> EXERCISE PROMPT: Omit every picture and return the rest of the data unaltered.

> DATASET EXCERPTS:
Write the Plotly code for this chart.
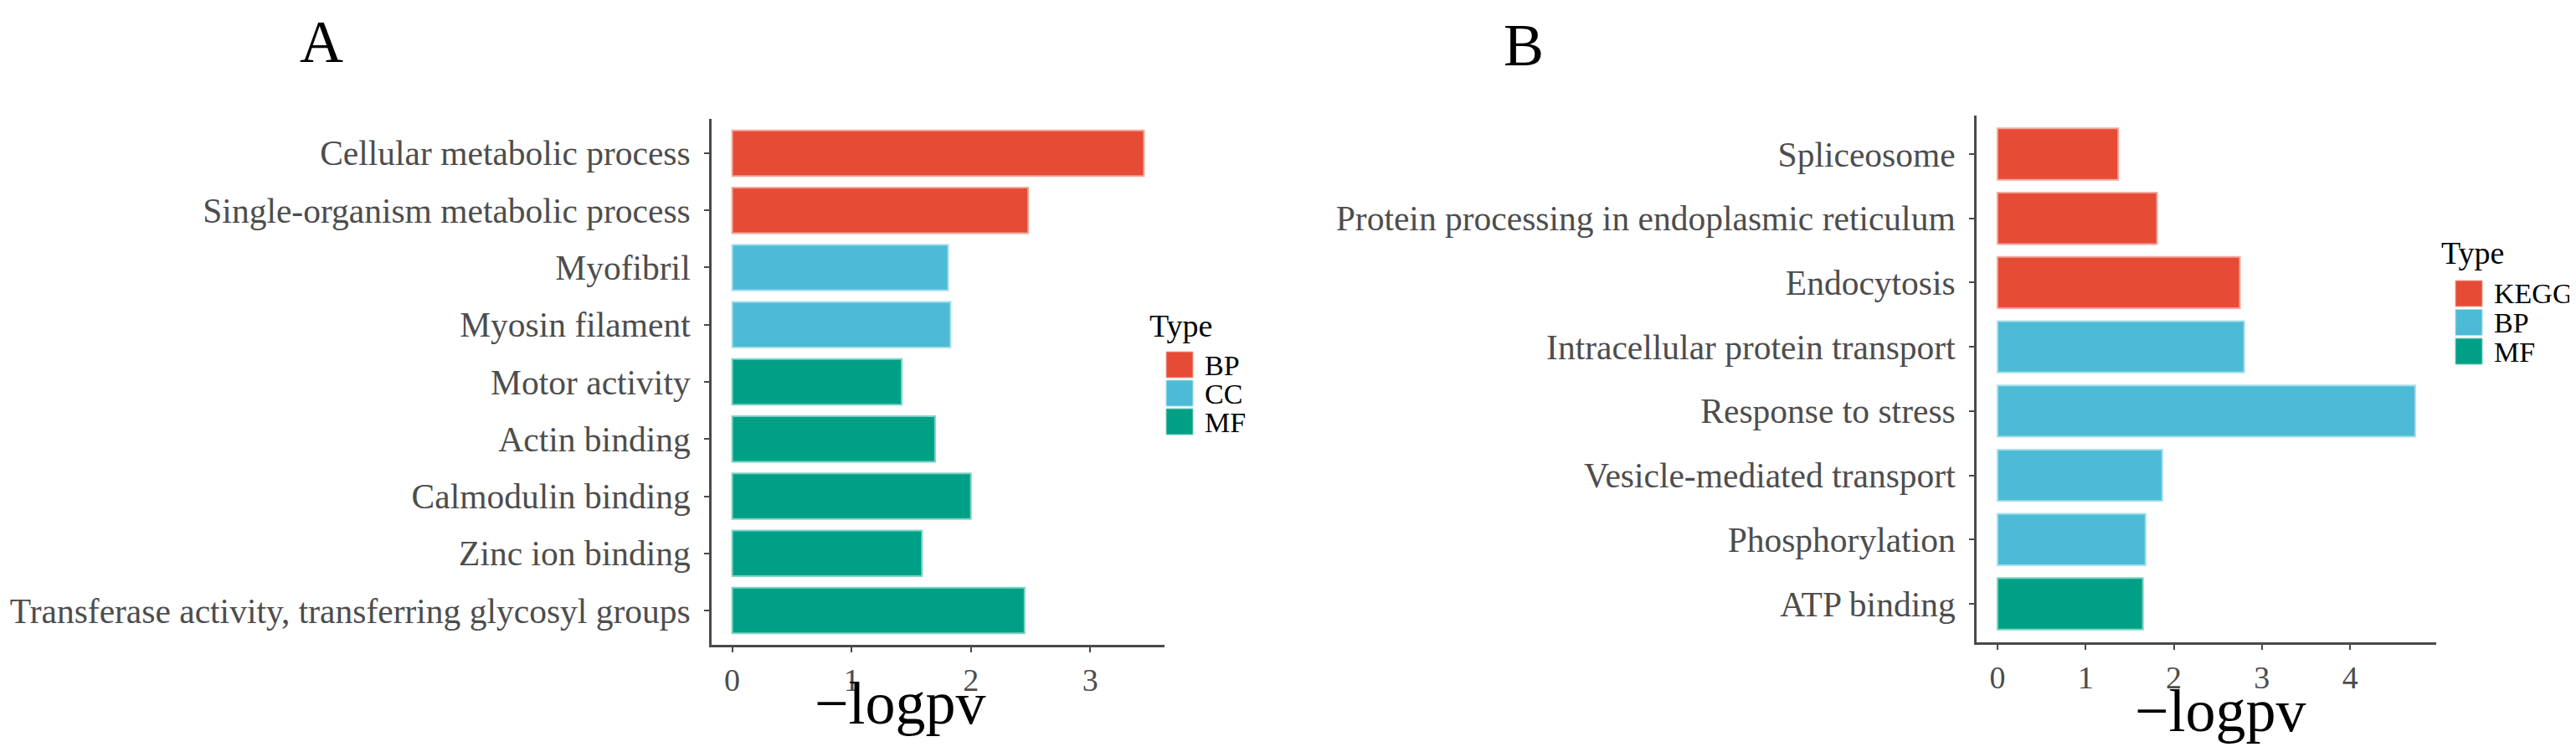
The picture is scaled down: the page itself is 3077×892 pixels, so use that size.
import plotly.graph_objects as go

# ---------------- data ----------------
terms_a = ["Cellular metabolic process", "Single-organism metabolic process", "Myofibril",
           "Myosin filament", "Motor activity", "Actin binding", "Calmodulin binding",
           "Zinc ion binding", "Transferase activity, transferring glycosyl groups"]
values_a = [3.45, 2.48, 1.81, 1.83, 1.42, 1.70, 2.00, 1.59, 2.45]
types_a = ["BP", "BP", "CC", "CC", "MF", "MF", "MF", "MF", "MF"]
legend_a = ["BP", "CC", "MF"]

terms_b = ["Spliceosome", "Protein processing in endoplasmic reticulum", "Endocytosis",
           "Intracellular protein transport", "Response to stress", "Vesicle-mediated transport",
           "Phosphorylation", "ATP binding"]
values_b = [1.37, 1.81, 2.75, 2.80, 4.74, 1.87, 1.68, 1.65]
types_b = ["KEGG", "KEGG", "KEGG", "BP", "BP", "BP", "BP", "MF"]
legend_b = ["KEGG", "BP", "MF"]

colors_a = {"BP": "#E64B35", "CC": "#4DBBD5", "MF": "#00A087"}
colors_b = {"KEGG": "#E64B35", "BP": "#4DBBD5", "MF": "#00A087"}
edge = {"#E64B35": "#F4A79C", "#4DBBD5": "#A9E0EC", "#00A087": "#7FD3C5"}

W, H = 3077, 892
FONT = "Liberation Serif"

def px(x):
    return x / W

def py(y):
    return 1 - y / H

fig = go.Figure()

def add_panel(terms, values, types, cmap, xa, ya):
    for t in cmap:
        ys = [terms[i] for i in range(len(terms)) if types[i] == t]
        xs = [values[i] for i in range(len(terms)) if types[i] == t]
        if not xs:
            continue
        fig.add_trace(go.Bar(
            x=xs, y=ys, orientation="h", width=0.8,
            marker=dict(color=cmap[t], line=dict(color=edge[cmap[t]], width=2)),
            xaxis=xa, yaxis=ya, showlegend=False, name=t))

add_panel(terms_a, values_a, types_a, colors_a, "x", "y")
add_panel(terms_b, values_b, types_b, colors_b, "x2", "y2")

def xrange(vals):
    m = max(vals)
    return [-0.05 * m, m * 1.05]

axis_common = dict(showline=True, linecolor="#4a4a4a", linewidth=3, ticks="outside",
                   ticklen=6, tickwidth=2, tickcolor="#4a4a4a", showgrid=False,
                   zeroline=False)
xfont = dict(family=FONT, size=38, color="#4D4D4D")
yfont = dict(family=FONT, size=41.5, color="#4D4D4D")

fig.update_layout(
    width=W, height=H, plot_bgcolor="white", paper_bgcolor="white",
    margin=dict(l=0, r=0, t=0, b=0), barmode="overlay", showlegend=False,
    font=dict(family=FONT),
    xaxis=dict(domain=[px(842), px(1383)], anchor="y", range=xrange(values_a),
               tickvals=[0, 1, 2, 3], tickfont=xfont, **axis_common),
    yaxis=dict(domain=[py(762), py(134)], anchor="x", type="category",
               categoryorder="array", categoryarray=terms_a,
               range=[len(terms_a) - 0.4, -0.6], tickfont=yfont,
               ticklabelstandoff=8, **axis_common),
    xaxis2=dict(domain=[px(2353), px(2902)], anchor="y2", range=xrange(values_b),
                tickvals=[0, 1, 2, 3, 4], tickfont=xfont, **axis_common),
    yaxis2=dict(domain=[py(759), py(130)], anchor="x2", type="category",
                categoryorder="array", categoryarray=terms_b,
                range=[len(terms_b) - 0.4, -0.6], tickfont=yfont,
                ticklabelstandoff=8, **axis_common),
)

ann = []
shapes = []

def text(t, x, y, size, xanchor="center", yanchor="middle"):
    ann.append(dict(text=t, x=px(x), y=py(y), xref="paper", yref="paper",
                    xanchor=xanchor, yanchor=yanchor, showarrow=False,
                    font=dict(family=FONT, size=size, color="black")))

# panel letters
text("A", 376, 0, 72, yanchor="top")
text("B", 1812, 4, 72, yanchor="top")
# axis titles
text("\u2212logpv", 1067, 874, 72, yanchor="bottom")
text("\u2212logpv", 2644, 883, 72, yanchor="bottom")

# legends (drawn as keys)
def add_legend(labels, cmap, title_x, title_y, key_x, key_y0, step):
    text("Type", title_x, title_y, 38, xanchor="left")
    for i, lab in enumerate(labels):
        y0 = key_y0 + i * step
        shapes.append(dict(type="rect", xref="paper", yref="paper",
                           x0=px(key_x), x1=px(key_x + 32), y0=py(y0), y1=py(y0 + 31),
                           fillcolor=cmap[lab], line=dict(width=1, color=edge[cmap[lab]])))
        text(lab, key_x + 44, y0 + 16, 34, xanchor="left")

add_legend(legend_a, colors_a, 1363, 381, 1385, 412, 34)
add_legend(legend_b, colors_b, 2906, 294, 2925, 327, 34.5)

fig.update_layout(annotations=ann, shapes=shapes)
fig.write_html("out.html")
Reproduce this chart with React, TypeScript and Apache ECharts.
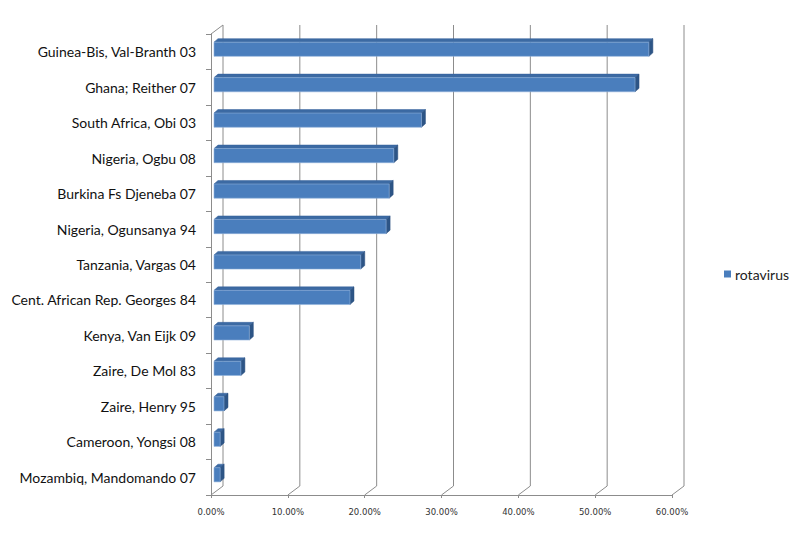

> TASK RESPONSE:
Write the Plotly code for this chart.
The picture is scaled down: the page itself is 3077×892 pixels, so use that size.
import plotly.graph_objects as go

# ---------------- data ----------------
terms_a = ["Cellular metabolic process", "Single-organism metabolic process", "Myofibril",
           "Myosin filament", "Motor activity", "Actin binding", "Calmodulin binding",
           "Zinc ion binding", "Transferase activity, transferring glycosyl groups"]
values_a = [3.45, 2.48, 1.81, 1.83, 1.42, 1.70, 2.00, 1.59, 2.45]
types_a = ["BP", "BP", "CC", "CC", "MF", "MF", "MF", "MF", "MF"]
legend_a = ["BP", "CC", "MF"]

terms_b = ["Spliceosome", "Protein processing in endoplasmic reticulum", "Endocytosis",
           "Intracellular protein transport", "Response to stress", "Vesicle-mediated transport",
           "Phosphorylation", "ATP binding"]
values_b = [1.37, 1.81, 2.75, 2.80, 4.74, 1.87, 1.68, 1.65]
types_b = ["KEGG", "KEGG", "KEGG", "BP", "BP", "BP", "BP", "MF"]
legend_b = ["KEGG", "BP", "MF"]

colors_a = {"BP": "#E64B35", "CC": "#4DBBD5", "MF": "#00A087"}
colors_b = {"KEGG": "#E64B35", "BP": "#4DBBD5", "MF": "#00A087"}
edge = {"#E64B35": "#F4A79C", "#4DBBD5": "#A9E0EC", "#00A087": "#7FD3C5"}

W, H = 3077, 892
FONT = "Liberation Serif"

def px(x):
    return x / W

def py(y):
    return 1 - y / H

fig = go.Figure()

def add_panel(terms, values, types, cmap, xa, ya):
    for t in cmap:
        ys = [terms[i] for i in range(len(terms)) if types[i] == t]
        xs = [values[i] for i in range(len(terms)) if types[i] == t]
        if not xs:
            continue
        fig.add_trace(go.Bar(
            x=xs, y=ys, orientation="h", width=0.8,
            marker=dict(color=cmap[t], line=dict(color=edge[cmap[t]], width=2)),
            xaxis=xa, yaxis=ya, showlegend=False, name=t))

add_panel(terms_a, values_a, types_a, colors_a, "x", "y")
add_panel(terms_b, values_b, types_b, colors_b, "x2", "y2")

def xrange(vals):
    m = max(vals)
    return [-0.05 * m, m * 1.05]

axis_common = dict(showline=True, linecolor="#4a4a4a", linewidth=3, ticks="outside",
                   ticklen=6, tickwidth=2, tickcolor="#4a4a4a", showgrid=False,
                   zeroline=False)
xfont = dict(family=FONT, size=38, color="#4D4D4D")
yfont = dict(family=FONT, size=41.5, color="#4D4D4D")

fig.update_layout(
    width=W, height=H, plot_bgcolor="white", paper_bgcolor="white",
    margin=dict(l=0, r=0, t=0, b=0), barmode="overlay", showlegend=False,
    font=dict(family=FONT),
    xaxis=dict(domain=[px(842), px(1383)], anchor="y", range=xrange(values_a),
               tickvals=[0, 1, 2, 3], tickfont=xfont, **axis_common),
    yaxis=dict(domain=[py(762), py(134)], anchor="x", type="category",
               categoryorder="array", categoryarray=terms_a,
               range=[len(terms_a) - 0.4, -0.6], tickfont=yfont,
               ticklabelstandoff=8, **axis_common),
    xaxis2=dict(domain=[px(2353), px(2902)], anchor="y2", range=xrange(values_b),
                tickvals=[0, 1, 2, 3, 4], tickfont=xfont, **axis_common),
    yaxis2=dict(domain=[py(759), py(130)], anchor="x2", type="category",
                categoryorder="array", categoryarray=terms_b,
                range=[len(terms_b) - 0.4, -0.6], tickfont=yfont,
                ticklabelstandoff=8, **axis_common),
)

ann = []
shapes = []

def text(t, x, y, size, xanchor="center", yanchor="middle"):
    ann.append(dict(text=t, x=px(x), y=py(y), xref="paper", yref="paper",
                    xanchor=xanchor, yanchor=yanchor, showarrow=False,
                    font=dict(family=FONT, size=size, color="black")))

# panel letters
text("A", 376, 0, 72, yanchor="top")
text("B", 1812, 4, 72, yanchor="top")
# axis titles
text("\u2212logpv", 1067, 874, 72, yanchor="bottom")
text("\u2212logpv", 2644, 883, 72, yanchor="bottom")

# legends (drawn as keys)
def add_legend(labels, cmap, title_x, title_y, key_x, key_y0, step):
    text("Type", title_x, title_y, 38, xanchor="left")
    for i, lab in enumerate(labels):
        y0 = key_y0 + i * step
        shapes.append(dict(type="rect", xref="paper", yref="paper",
                           x0=px(key_x), x1=px(key_x + 32), y0=py(y0), y1=py(y0 + 31),
                           fillcolor=cmap[lab], line=dict(width=1, color=edge[cmap[lab]])))
        text(lab, key_x + 44, y0 + 16, 34, xanchor="left")

add_legend(legend_a, colors_a, 1363, 381, 1385, 412, 34)
add_legend(legend_b, colors_b, 2906, 294, 2925, 327, 34.5)

fig.update_layout(annotations=ann, shapes=shapes)
fig.write_html("out.html")
Reproduce this chart with React, TypeScript and Apache ECharts.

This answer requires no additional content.